Start DATASET CONTENT

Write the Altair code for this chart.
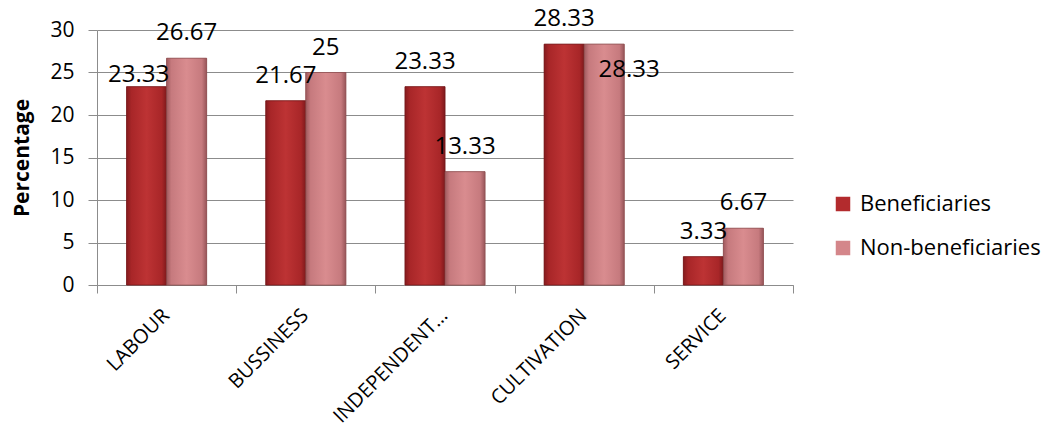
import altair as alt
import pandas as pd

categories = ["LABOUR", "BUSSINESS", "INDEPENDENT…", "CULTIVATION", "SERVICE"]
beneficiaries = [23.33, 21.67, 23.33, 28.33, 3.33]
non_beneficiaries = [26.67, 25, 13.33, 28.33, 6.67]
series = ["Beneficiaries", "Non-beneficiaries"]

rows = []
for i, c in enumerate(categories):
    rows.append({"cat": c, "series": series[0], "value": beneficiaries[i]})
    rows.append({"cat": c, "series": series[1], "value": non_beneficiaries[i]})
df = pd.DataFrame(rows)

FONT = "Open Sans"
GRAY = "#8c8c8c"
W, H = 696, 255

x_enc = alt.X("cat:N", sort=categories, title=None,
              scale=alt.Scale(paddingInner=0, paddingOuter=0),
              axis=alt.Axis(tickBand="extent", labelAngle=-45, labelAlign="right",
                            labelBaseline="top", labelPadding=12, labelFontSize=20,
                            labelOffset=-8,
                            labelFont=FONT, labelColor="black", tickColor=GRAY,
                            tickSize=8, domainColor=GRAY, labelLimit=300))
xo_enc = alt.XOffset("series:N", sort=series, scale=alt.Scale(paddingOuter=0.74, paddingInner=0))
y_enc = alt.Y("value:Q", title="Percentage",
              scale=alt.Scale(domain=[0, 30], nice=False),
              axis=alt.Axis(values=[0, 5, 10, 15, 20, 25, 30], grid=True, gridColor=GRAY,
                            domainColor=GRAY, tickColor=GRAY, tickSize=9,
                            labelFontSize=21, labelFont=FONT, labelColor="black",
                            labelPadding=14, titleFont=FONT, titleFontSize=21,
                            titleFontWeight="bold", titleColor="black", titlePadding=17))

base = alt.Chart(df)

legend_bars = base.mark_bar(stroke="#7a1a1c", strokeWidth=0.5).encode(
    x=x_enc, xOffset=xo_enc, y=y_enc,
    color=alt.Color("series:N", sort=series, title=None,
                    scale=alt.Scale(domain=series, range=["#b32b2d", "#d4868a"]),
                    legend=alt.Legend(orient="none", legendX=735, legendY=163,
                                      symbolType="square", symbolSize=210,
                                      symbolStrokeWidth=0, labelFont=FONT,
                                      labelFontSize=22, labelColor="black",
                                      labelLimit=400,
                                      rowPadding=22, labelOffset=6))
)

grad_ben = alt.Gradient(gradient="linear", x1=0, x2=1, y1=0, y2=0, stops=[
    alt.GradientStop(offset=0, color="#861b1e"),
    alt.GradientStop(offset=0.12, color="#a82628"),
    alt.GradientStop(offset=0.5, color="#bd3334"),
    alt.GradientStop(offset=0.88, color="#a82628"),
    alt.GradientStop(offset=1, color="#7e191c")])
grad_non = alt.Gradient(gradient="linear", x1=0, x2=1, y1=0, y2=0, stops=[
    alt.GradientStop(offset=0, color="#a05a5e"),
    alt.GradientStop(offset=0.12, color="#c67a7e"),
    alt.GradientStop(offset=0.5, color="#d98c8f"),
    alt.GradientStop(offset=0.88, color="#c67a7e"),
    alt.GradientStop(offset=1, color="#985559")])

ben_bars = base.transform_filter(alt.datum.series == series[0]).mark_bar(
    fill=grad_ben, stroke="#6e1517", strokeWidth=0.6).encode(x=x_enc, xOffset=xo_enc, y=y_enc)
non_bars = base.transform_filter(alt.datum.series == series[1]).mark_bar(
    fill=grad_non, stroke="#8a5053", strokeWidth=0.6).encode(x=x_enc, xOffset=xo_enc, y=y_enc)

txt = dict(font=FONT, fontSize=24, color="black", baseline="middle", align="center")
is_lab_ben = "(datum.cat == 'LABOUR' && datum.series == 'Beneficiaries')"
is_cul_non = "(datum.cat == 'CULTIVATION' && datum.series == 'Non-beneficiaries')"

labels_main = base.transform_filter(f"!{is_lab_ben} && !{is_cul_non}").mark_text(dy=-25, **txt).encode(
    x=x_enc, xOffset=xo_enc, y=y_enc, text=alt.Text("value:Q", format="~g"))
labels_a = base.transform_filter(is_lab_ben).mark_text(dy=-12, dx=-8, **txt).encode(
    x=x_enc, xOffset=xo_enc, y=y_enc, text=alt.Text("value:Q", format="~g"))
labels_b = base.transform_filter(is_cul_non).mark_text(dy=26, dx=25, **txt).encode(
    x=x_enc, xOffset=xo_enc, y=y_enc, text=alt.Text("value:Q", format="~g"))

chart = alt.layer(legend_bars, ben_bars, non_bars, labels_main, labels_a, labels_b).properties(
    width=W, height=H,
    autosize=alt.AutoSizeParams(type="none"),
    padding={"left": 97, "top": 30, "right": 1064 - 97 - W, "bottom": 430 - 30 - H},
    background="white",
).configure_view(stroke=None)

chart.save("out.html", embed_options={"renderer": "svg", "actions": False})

End DATASET CONTENT

• GIVEN INSTRUCTION: Keep every word of the data as it is when you write it out, but drop the pictures.

• THE OUTPUT:
Write the Altair code for this chart.
import altair as alt
import pandas as pd

categories = ["LABOUR", "BUSSINESS", "INDEPENDENT…", "CULTIVATION", "SERVICE"]
beneficiaries = [23.33, 21.67, 23.33, 28.33, 3.33]
non_beneficiaries = [26.67, 25, 13.33, 28.33, 6.67]
series = ["Beneficiaries", "Non-beneficiaries"]

rows = []
for i, c in enumerate(categories):
    rows.append({"cat": c, "series": series[0], "value": beneficiaries[i]})
    rows.append({"cat": c, "series": series[1], "value": non_beneficiaries[i]})
df = pd.DataFrame(rows)

FONT = "Open Sans"
GRAY = "#8c8c8c"
W, H = 696, 255

x_enc = alt.X("cat:N", sort=categories, title=None,
              scale=alt.Scale(paddingInner=0, paddingOuter=0),
              axis=alt.Axis(tickBand="extent", labelAngle=-45, labelAlign="right",
                            labelBaseline="top", labelPadding=12, labelFontSize=20,
                            labelOffset=-8,
                            labelFont=FONT, labelColor="black", tickColor=GRAY,
                            tickSize=8, domainColor=GRAY, labelLimit=300))
xo_enc = alt.XOffset("series:N", sort=series, scale=alt.Scale(paddingOuter=0.74, paddingInner=0))
y_enc = alt.Y("value:Q", title="Percentage",
              scale=alt.Scale(domain=[0, 30], nice=False),
              axis=alt.Axis(values=[0, 5, 10, 15, 20, 25, 30], grid=True, gridColor=GRAY,
                            domainColor=GRAY, tickColor=GRAY, tickSize=9,
                            labelFontSize=21, labelFont=FONT, labelColor="black",
                            labelPadding=14, titleFont=FONT, titleFontSize=21,
                            titleFontWeight="bold", titleColor="black", titlePadding=17))

base = alt.Chart(df)

legend_bars = base.mark_bar(stroke="#7a1a1c", strokeWidth=0.5).encode(
    x=x_enc, xOffset=xo_enc, y=y_enc,
    color=alt.Color("series:N", sort=series, title=None,
                    scale=alt.Scale(domain=series, range=["#b32b2d", "#d4868a"]),
                    legend=alt.Legend(orient="none", legendX=735, legendY=163,
                                      symbolType="square", symbolSize=210,
                                      symbolStrokeWidth=0, labelFont=FONT,
                                      labelFontSize=22, labelColor="black",
                                      labelLimit=400,
                                      rowPadding=22, labelOffset=6))
)

grad_ben = alt.Gradient(gradient="linear", x1=0, x2=1, y1=0, y2=0, stops=[
    alt.GradientStop(offset=0, color="#861b1e"),
    alt.GradientStop(offset=0.12, color="#a82628"),
    alt.GradientStop(offset=0.5, color="#bd3334"),
    alt.GradientStop(offset=0.88, color="#a82628"),
    alt.GradientStop(offset=1, color="#7e191c")])
grad_non = alt.Gradient(gradient="linear", x1=0, x2=1, y1=0, y2=0, stops=[
    alt.GradientStop(offset=0, color="#a05a5e"),
    alt.GradientStop(offset=0.12, color="#c67a7e"),
    alt.GradientStop(offset=0.5, color="#d98c8f"),
    alt.GradientStop(offset=0.88, color="#c67a7e"),
    alt.GradientStop(offset=1, color="#985559")])

ben_bars = base.transform_filter(alt.datum.series == series[0]).mark_bar(
    fill=grad_ben, stroke="#6e1517", strokeWidth=0.6).encode(x=x_enc, xOffset=xo_enc, y=y_enc)
non_bars = base.transform_filter(alt.datum.series == series[1]).mark_bar(
    fill=grad_non, stroke="#8a5053", strokeWidth=0.6).encode(x=x_enc, xOffset=xo_enc, y=y_enc)

txt = dict(font=FONT, fontSize=24, color="black", baseline="middle", align="center")
is_lab_ben = "(datum.cat == 'LABOUR' && datum.series == 'Beneficiaries')"
is_cul_non = "(datum.cat == 'CULTIVATION' && datum.series == 'Non-beneficiaries')"

labels_main = base.transform_filter(f"!{is_lab_ben} && !{is_cul_non}").mark_text(dy=-25, **txt).encode(
    x=x_enc, xOffset=xo_enc, y=y_enc, text=alt.Text("value:Q", format="~g"))
labels_a = base.transform_filter(is_lab_ben).mark_text(dy=-12, dx=-8, **txt).encode(
    x=x_enc, xOffset=xo_enc, y=y_enc, text=alt.Text("value:Q", format="~g"))
labels_b = base.transform_filter(is_cul_non).mark_text(dy=26, dx=25, **txt).encode(
    x=x_enc, xOffset=xo_enc, y=y_enc, text=alt.Text("value:Q", format="~g"))

chart = alt.layer(legend_bars, ben_bars, non_bars, labels_main, labels_a, labels_b).properties(
    width=W, height=H,
    autosize=alt.AutoSizeParams(type="none"),
    padding={"left": 97, "top": 30, "right": 1064 - 97 - W, "bottom": 430 - 30 - H},
    background="white",
).configure_view(stroke=None)

chart.save("out.html", embed_options={"renderer": "svg", "actions": False})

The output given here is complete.